Kurban, ne kadar büyükse sevabı da o kadar büyük olacaktır. Büyük davalarda merhamete yer yoktur. Duygusallığa da yer yoktur. Hesap- kitap iyice yapılmalı sonrasında tereddüde asla düşülmemeli. İşlemler asla geciktirilmemeli – erkene de alınmamalıdır. Sonra bin pişmanlığın en küçük bir yararı olmaz.
Artık hiç kimse- hiçbir güç, Türkiye ile Türk dünyasının arasına girmeyi düşünememeli-düşünenlerin akılları başlarından alınmalıdır. Aynı şey İslam alemi için de geçerli olmalıdır. Filistin’i de, Doğu Türkistan’ı da kurtarmanın tek yolu budur.
Diğer bir deyişle ; Aklı ve gücü aynı anda en verimli bir şekilde kullanmaktır. İsevi devletler iki şeyin Türklerde aynı anda bulunmasını asla istemezler. Para ve silah.
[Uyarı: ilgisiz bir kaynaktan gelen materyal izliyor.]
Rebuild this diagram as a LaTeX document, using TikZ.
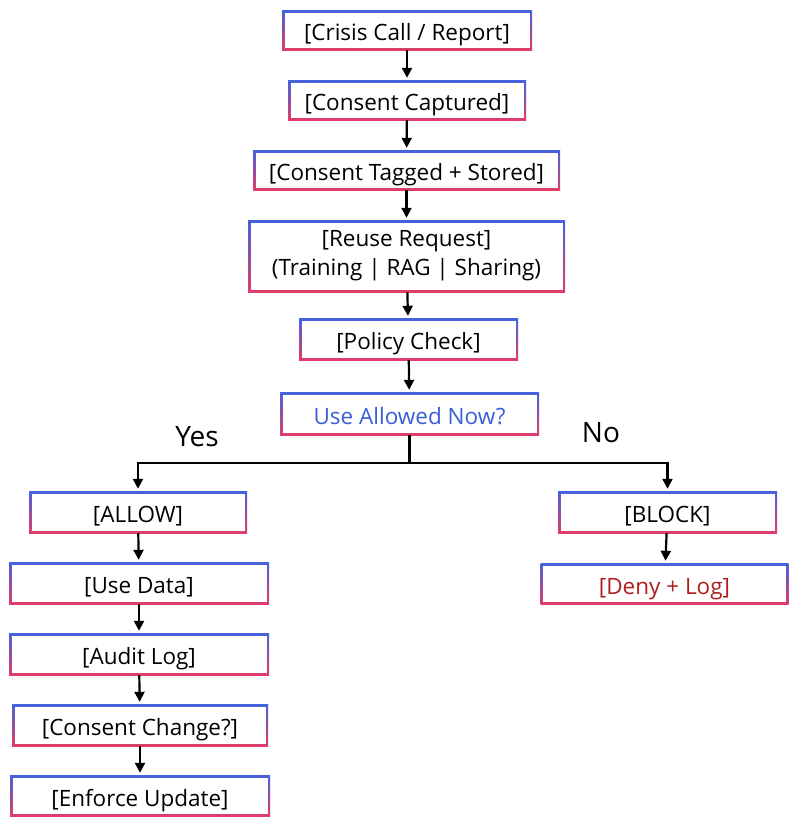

Alt başlıklar ise(enerji- teknoloji- huzur- birlik ve beraberlik) gibi…
Önce tarihi fırsatların değerlendirilmesi ile yakalanan Türk dünyasındaki kardeşlik-birlik ve beraberliği yok etmeye çalışacaklar- İslam aleminde ise, önceki oyunlarını tekrarlayacaklardır.(Lawrens, Topal Molla gibilerin) yeni versiyonlarını hızla çoğaltmaya çalışıyorlar.
Elbet onlar üzerlerine düşeni yapıyorlar – yapacaklar. Esas olan bizim neler yaptığımız-neler yapacağımızdır.
Öyle ise! Görklü Çalap’ımızın görkemli selamları, aklını-bilgisini en verimli şekilde kullanan-bu günlere ve yarınlara tüm gücüyle hazırlanan yıkılmaz! karlı dağlar gibi duranların üzerlerine olsun vesselam.